═══ DATASET EXCERPTS
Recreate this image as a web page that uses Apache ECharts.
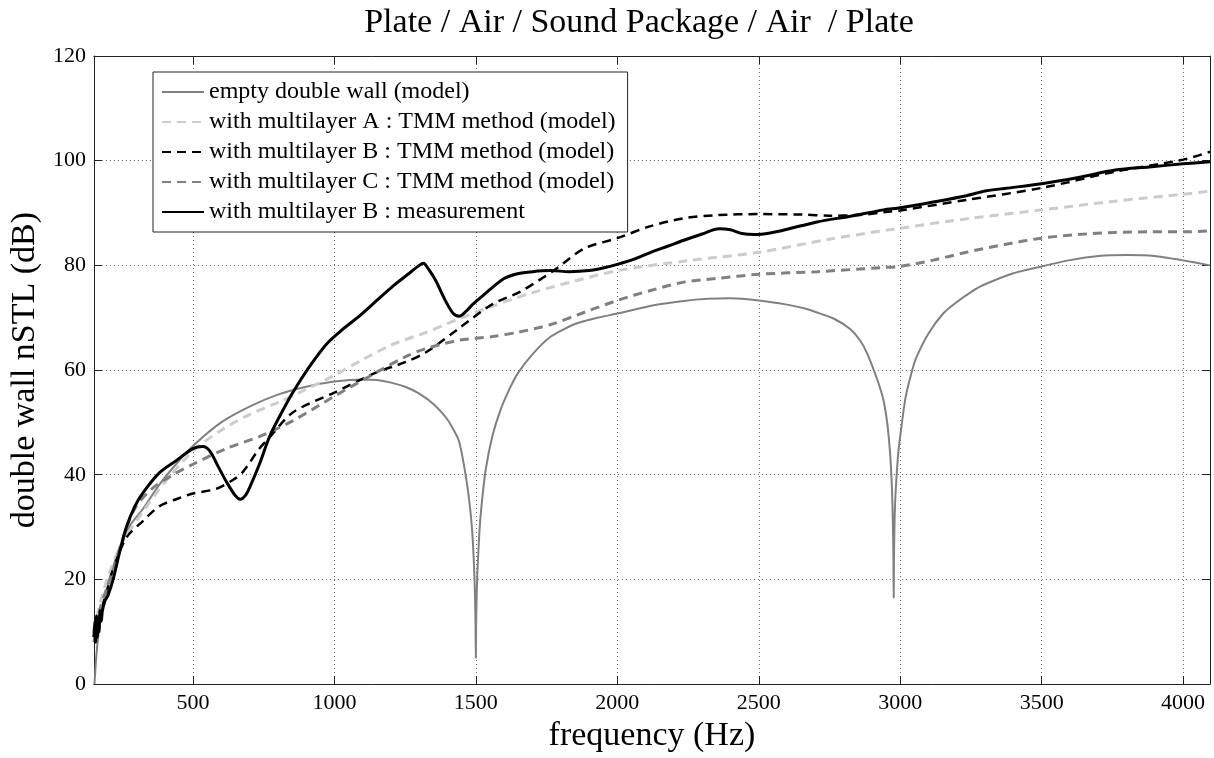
<!DOCTYPE html>
<html><head><meta charset="utf-8">
<script src="https://cdn.jsdelivr.net/npm/echarts@6/dist/echarts.min.js"></script>
<style>html,body{margin:0;padding:0;background:#fff}#c{width:1214px;height:758px}</style>
</head><body><div id="c"></div>
<script>
// ---------- data ----------
const titleText = 'Plate / Air / Sound Package / Air  / Plate';
const xName = 'frequency (Hz)';
const yName = 'double wall nSTL (dB)';
const legendNames = [
  'empty double wall (model)',
  'with multilayer A : TMM method (model)',
  'with multilayer B : TMM method (model)',
  'with multilayer C : TMM method (model)',
  'with multilayer B : measurement'
];

const freqEmpty = [152,158,165,175,190,210,240,280,324,380,440,500,600,700,800,900,1000,1100,1150,1200,1250,1300,1350,1400,1440,1465,1480,1488,1494,1497,1499,1500,1501,1503,1506,1512,1520,1535,1559,1588,1620,1650,1700,1765,1850,1930,2000,2120,2235,2320,2400,2500,2600,2660,2706,2766,2824,2860,2883,2920,2941,2955,2965,2971,2974,2976,2977,2978,2980,2984,2992,2998,3018,3040,3058,3100,3152,3200,3250,3292,3400,3500,3600,3701,3800,3900,3994,4095];
const nstlEmpty = [0,5,9,13,17,21,26,30.5,33.5,38,42,45.5,50,53,55.3,56.8,57.8,58.2,58.1,57.6,56.8,55.5,53.5,50.5,46.5,39.6,33.5,28.5,22,17,11,5,11,17,22,28.5,34,41,47.5,52.5,56.5,59.5,63,66.4,68.8,70,70.8,72.3,73.2,73.6,73.7,73.3,72.5,71.8,71,69.8,67.8,65.5,63.2,58,54.2,49.5,43.5,37,31,24,16.5,24,31,37,43.5,46.5,54.5,59.5,62.5,67,70.8,73,74.9,76.2,78.5,79.8,81,81.8,82,81.8,81,80];

const freqA = [150,170,200,250,324,400,500,600,700,800,900,1000,1100,1206,1324,1441,1559,1700,1850,2000,2250,2500,2750,3000,3250,3500,3750,4000,4095];
const nstlA = [10,15,20.5,27,33,38.5,44.5,48.5,51.5,53.8,56.3,59,62,64.9,67.2,69.8,72.2,74.8,77,79,80.9,82.5,85,87.1,89,90.6,92.2,93.6,94.2];

const freqB = [150,170,200,218,265,324,382,450,500,582,641,676,735,769,853,1000,1147,1250,1324,1441,1559,1658,1775,1882,2000,2118,2235,2353,2500,2650,2750,2850,2950,3000,3234,3500,3760,4000,4095];
const nstlB = [9,13,18.5,22,28,31.2,34,35.5,36.4,37.3,39,40.5,45,47,51.9,55.7,59.5,61.5,63.4,68,72.6,75,79,83.2,85.2,87.5,89,89.6,89.8,89.7,89.5,89.6,90.2,90.5,92.5,94.8,97.9,100.2,101.7];

const freqC = [150,170,200,219,266,300,359,430,500,618,735,853,1000,1147,1250,1324,1441,1559,1647,1765,1882,2000,2118,2235,2353,2500,2706,2941,3000,3117,3234,3370,3500,3630,3760,3880,4000,4095];
const nstlC = [8,14,19,22,30,34,37.5,40,42,45,47.3,50.3,55,59.5,62.5,64.1,65.7,66.4,67.2,68.7,71,73.3,75.2,76.8,77.5,78.3,78.8,79.6,79.8,81,82.5,84,85.2,85.9,86.3,86.4,86.4,86.6];

const freqMeas = [150,153,156,159,162,165,168,172,176,180,190,200,218,240,265,295,324,382,441,500,535,560,590,620,650,668,685,700,735,771,810,853,910,971,1030,1088,1150,1206,1260,1300,1315,1330,1359,1390,1420,1441,1465,1488,1520,1559,1600,1647,1700,1765,1830,1900,1950,2000,2060,2118,2180,2235,2300,2360,2400,2440,2486,2540,2600,2706,2824,2941,3000,3117,3234,3300,3370,3500,3630,3760,3880,4000,4095];
const nstlMeas = [9,12,8,13,9,12,10,14,12,14,16,17,20,25,30,34,36.6,40.4,42.7,45,45.4,44.5,41.5,38.5,36,35.3,36,37.5,42,47.3,51.5,55.7,60.5,64.9,67.8,70.3,73.3,76,78.3,80,80.4,79.5,77,73.5,70.8,70.3,71.2,72.5,74,75.8,77.5,78.4,78.8,79,78.8,79,79.5,80.2,81.2,82.5,83.7,84.8,86,87,86.8,86.1,85.9,86.2,86.9,88.3,89.4,90.6,91,92.1,93.3,94.2,94.7,95.6,96.8,98.2,98.8,99.4,99.8];

// ---------- chart ----------
const serif = '"Liberation Serif", "Times New Roman", serif';
const zip = (xs, ys) => xs.map((x, i) => [x, ys[i]]);
const xMin = 150, xMax = 4095;

const axisLineStyle = { color: '#222', width: 1 };
const chart = echarts.init(document.getElementById('c'), null, { renderer: 'canvas' });
const option = {
  animation: false,
  backgroundColor: '#fff',
  title: {
    text: titleText, left: 634, top: 1, textAlign: 'center',
    textStyle: { fontFamily: serif, fontSize: 34, fontWeight: 'normal', color: '#000' }
  },
  legend: {
    orient: 'vertical', left: 153, top: 72,
    itemWidth: 42, itemHeight: 14, itemGap: 6,
    padding: [8, 12, 8, 8],
    borderColor: '#222', borderWidth: 1, backgroundColor: '#fff',
    itemStyle: { color: 'rgba(0,0,0,0)', borderWidth: 0, opacity: 0 },
    textStyle: { fontFamily: serif, fontSize: 24, color: '#000', lineHeight: 24 },
    data: legendNames
  },
  grid: { left: 87, right: 4, top: 56, bottom: 69, containLabel: false },
  xAxis: [{
    type: 'value', min: xMin, max: xMax, splitNumber: 8, position: 'bottom',
    name: xName, nameLocation: 'middle', nameGap: 29,
    nameTextStyle: { fontFamily: serif, fontSize: 34, color: '#000' },
    axisLine: { show: true, onZero: false, lineStyle: axisLineStyle },
    axisTick: { show: true, inside: true, length: 8, lineStyle: axisLineStyle },
    axisLabel: { fontFamily: serif, fontSize: 22, color: '#000', margin: 8, showMinLabel: false, showMaxLabel: false,
      formatter: v => String(v) },
    splitLine: { show: true, lineStyle: { color: '#666', type: [1, 3], width: 1 } }
  }, {
    type: 'value', min: xMin, max: xMax, splitNumber: 8, position: 'top',
    axisLine: { show: true, onZero: false, lineStyle: axisLineStyle },
    axisTick: { show: true, inside: true, length: 8, lineStyle: axisLineStyle },
    axisLabel: { show: false }, splitLine: { show: false }
  }],
  yAxis: [{
    type: 'value', min: 0, max: 120, interval: 20, position: 'left',
    name: yName, nameLocation: 'middle', nameGap: 33,
    nameTextStyle: { fontFamily: serif, fontSize: 34, color: '#000' },
    axisLine: { show: true, onZero: false, lineStyle: axisLineStyle },
    axisTick: { show: true, inside: true, length: 8, lineStyle: axisLineStyle },
    axisLabel: { fontFamily: serif, fontSize: 22, color: '#000', margin: 8, formatter: v => String(v) },
    splitLine: { show: true, lineStyle: { color: '#666', type: [1, 3], width: 1 } }
  }, {
    type: 'value', min: 0, max: 120, interval: 20, position: 'right',
    axisLine: { show: true, onZero: false, lineStyle: axisLineStyle },
    axisTick: { show: true, inside: true, length: 8, lineStyle: axisLineStyle },
    axisLabel: { show: false }, splitLine: { show: false }
  }],
  series: [
    { name: legendNames[0], type: 'line', symbol: 'none', smooth: 0.2, color: '#808080',
      lineStyle: { color: '#808080', width: 2, type: 'solid' }, data: zip(freqEmpty, nstlEmpty) },
    { name: legendNames[1], type: 'line', symbol: 'none', smooth: 0.3, color: '#cccccc',
      lineStyle: { color: '#cccccc', width: 3, type: [9, 6] }, data: zip(freqA, nstlA) },
    { name: legendNames[2], type: 'line', symbol: 'none', smooth: 0.3, color: '#000000',
      lineStyle: { color: '#000000', width: 2.5, type: [9, 6] }, data: zip(freqB, nstlB) },
    { name: legendNames[3], type: 'line', symbol: 'none', smooth: 0.3, color: '#808080',
      lineStyle: { color: '#808080', width: 3, type: [9, 6] }, data: zip(freqC, nstlC) },
    { name: legendNames[4], type: 'line', symbol: 'none', smooth: 0.3, color: '#000000',
      lineStyle: { color: '#000000', width: 3, type: 'solid' }, data: zip(freqMeas, nstlMeas) }
  ]
};
chart.setOption(option);
</script></body></html>
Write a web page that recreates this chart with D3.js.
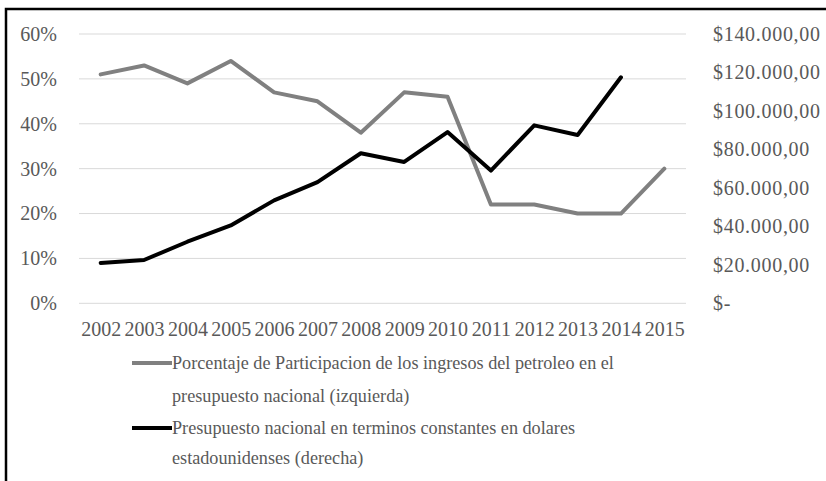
<!DOCTYPE html>
<html>
<head>
<meta charset="utf-8">
<script src="https://cdn.jsdelivr.net/npm/d3@7"></script>
<style>
  html, body { margin: 0; padding: 0; background: #fff; }
  svg { display: block; }
</style>
</head>
<body>
<svg id="chart" width="826" height="481"></svg>
<script>
// Years on the horizontal axis
const years = ["2002","2003","2004","2005","2006","2007","2008","2009","2010","2011","2012","2013","2014","2015"];
// Share of oil revenue in the national budget (left axis)
const oilShare = [0.51, 0.53, 0.49, 0.54, 0.47, 0.45, 0.38, 0.47, 0.46, 0.22, 0.22, 0.20, 0.20, 0.30];
// National budget in constant US dollars (right axis); no figure for 2015
const budgetUSD = [21000, 22500, 32000, 40500, 53500, 63000, 78000, 73500, 89000, 69000, 92500, 87500, 117500, null];
// Tick values
const leftTicks = [0, 0.1, 0.2, 0.3, 0.4, 0.5, 0.6];
const rightTicks = [0, 20000, 40000, 60000, 80000, 100000, 120000, 140000];
// Legend entries
const legendItems = [
  { lines: ["Porcentaje de Participacion de los ingresos del petroleo en el", "presupuesto nacional (izquierda)"], color: "#808080" },
  { lines: ["Presupuesto nacional en terminos constantes en dolares", "estadounidenses (derecha)"], color: "#000000" }
];

const FONT = '"Liberation Serif", "Tinos", "Times New Roman", serif';
const TEXT_COLOR = "#595959";

const svg = d3.select("#chart");
const plot = { left: 79, right: 686, top: 34, bottom: 303.3 };

const x = d3.scalePoint().domain(years).range([plot.left, plot.right]).padding(0.5);
const yL = d3.scaleLinear().domain([0, 0.6]).range([plot.bottom, plot.top]);
const yR = d3.scaleLinear().domain([0, 140000]).range([plot.bottom, plot.top]);

function styleText(sel, size) {
  sel.style("font-family", FONT).style("font-size", size + "px").style("fill", TEXT_COLOR);
}

// Outer frame (open at right and bottom)
svg.append("path")
  .attr("d", "M6,490 L6,9 L840,9")
  .attr("fill", "none").attr("stroke", "#000").attr("stroke-width", 2.5);

// Horizontal gridlines
svg.append("g").selectAll("line").data(leftTicks).join("line")
  .attr("x1", plot.left).attr("x2", plot.right)
  .attr("y1", d => yL(d)).attr("y2", d => yL(d))
  .attr("stroke", "#d9d9d9").attr("stroke-width", 1);

// Left axis (percent)
const fmtPct = d3.format(".0%");
const leftAxis = svg.append("g").attr("transform", `translate(${plot.left},0)`)
  .call(d3.axisLeft(yL).tickValues(leftTicks).tickFormat(fmtPct).tickSize(0).tickPadding(22));
leftAxis.select(".domain").remove();
styleText(leftAxis.selectAll("text"), 20);

// Right axis (dollars, es format)
const locale = d3.formatLocale({ decimal: ",", thousands: ".", grouping: [3], currency: ["$", ""] });
const fmtUSD = locale.format("$,.2f");
const rightAxis = svg.append("g").attr("transform", `translate(${plot.right},0)`)
  .call(d3.axisRight(yR).tickValues(rightTicks)
    .tickFormat(d => d === 0 ? "$-" : fmtUSD(d)).tickSize(0).tickPadding(27));
rightAxis.select(".domain").remove();
styleText(rightAxis.selectAll("text"), 20);
rightAxis.selectAll("text").style("letter-spacing", "0.7px");

// Bottom axis (years)
const bottomAxis = svg.append("g").attr("transform", `translate(0,${plot.bottom})`)
  .call(d3.axisBottom(x).tickSize(0).tickPadding(19));
bottomAxis.select(".domain").remove();
styleText(bottomAxis.selectAll("text"), 20);

// Lines
const lineL = d3.line().x((d, i) => x(years[i])).y(d => yL(d));
const lineR = d3.line().defined(d => d != null).x((d, i) => x(years[i])).y(d => yR(d));

svg.append("path").datum(oilShare)
  .attr("d", lineL).attr("fill", "none").attr("stroke", "#808080")
  .attr("stroke-width", 4).attr("stroke-linejoin", "round").attr("stroke-linecap", "round");

svg.append("path").datum(budgetUSD)
  .attr("d", lineR).attr("fill", "none").attr("stroke", "#000")
  .attr("stroke-width", 4).attr("stroke-linejoin", "round").attr("stroke-linecap", "round");

// Legend: swatch on the first line of each entry, text wraps to a second line
const legend = svg.append("g");
const rowY = [[363, 396], [428, 458]];
legendItems.forEach((item, k) => {
  const y0 = rowY[k][0];
  legend.append("line")
    .attr("x1", 132).attr("x2", 172).attr("y1", y0).attr("y2", y0)
    .attr("stroke", item.color).attr("stroke-width", 4);
  item.lines.forEach((t, j) => {
    styleText(legend.append("text")
      .attr("x", 172)
      .attr("y", rowY[k][j])
      .attr("dy", "0.35em")
      .text(t), 18.2);
  });
});
</script>
</body>
</html>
══════
• DIRECTION: Gather each line in the entries above where the string "with" is found.

• PROBLEM SOLUTION:
  'with multilayer A : TMM method (model)',
  'with multilayer B : TMM method (model)',
  'with multilayer C : TMM method (model)',
  'with multilayer B : measurement'
Write a web page that recreates this chart with D3.js.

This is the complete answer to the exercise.